Stellar Populations and Galaxy Morphology at High Redshift

In this article we investigate the morphology and stellar populations of high-redshift galaxies through multi-waveband HST imaging and ground-based spatially-resolved spectroscopy. We study the redshift evolution of galaxy morphology in the Hubble Deep Field, using the deep IDT-NICMOS near-infrared HST imaging coupled with spectroscopic and photometric redshifts. Using the multi-waveband data to compare the appearance of galaxies at the same rest-frame wavelengths reveals that "morphological k-corrections" (the change in appearance when viewing high-z objects at shorter rest-frame wavelengths) are only important in a minority of cases, and that galaxies were intrinsically more peculiar at high redshift.
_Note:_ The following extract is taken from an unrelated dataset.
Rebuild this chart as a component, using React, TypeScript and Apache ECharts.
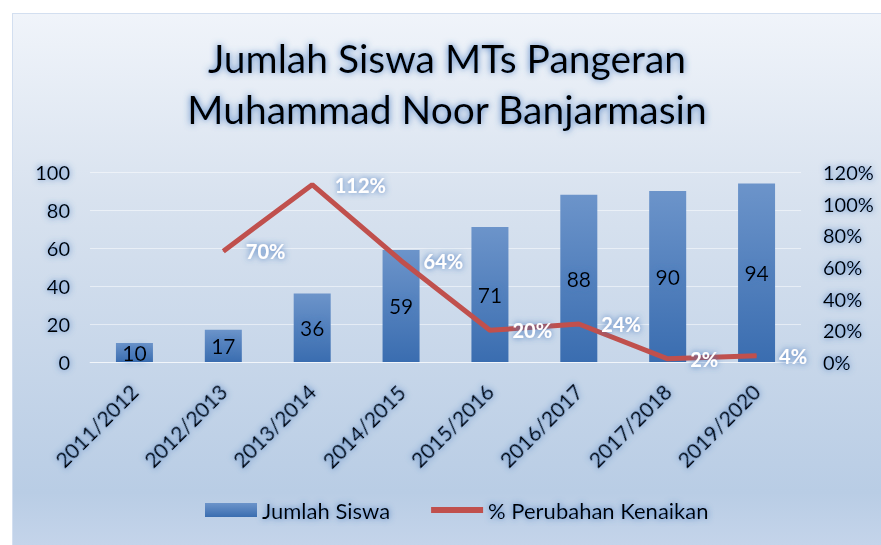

One example of significant morphological k-corrections is spiral galaxies, which often show more pronounced barred structure in the near-infrared than in the optical. Therefore, the apparent decline in the fraction of barred spirals at faint magnitudes in the optical HDF may be due to band-shifting effects at the higher redshifts, rather than intrinsic evolution. Using such features as the age-sensitive Balmer+4000Ang break, the spatially- resolved colours of distant galaxies in optical/near-infrared imaging can also be used to study their component stellar populations. We supplement this with deep Keck/LRIS spectroscopy of two extended sources: a chain galaxy at z=2.8 (HDF4-555.1, the "Hot Dog" - the brightest U-drop Lyman-break galaxy in the HDF) and a pair of z=4.04 gravitationally lensed arcs behind the cluster Abell 2390. The absence of measurable rotation across the z=2.8 chain galaxy implies that it is unikely to be a disk viewed edge on. With the resolution enhancement from lensing, we detect stellar populations of different ages in the z=4 arcs.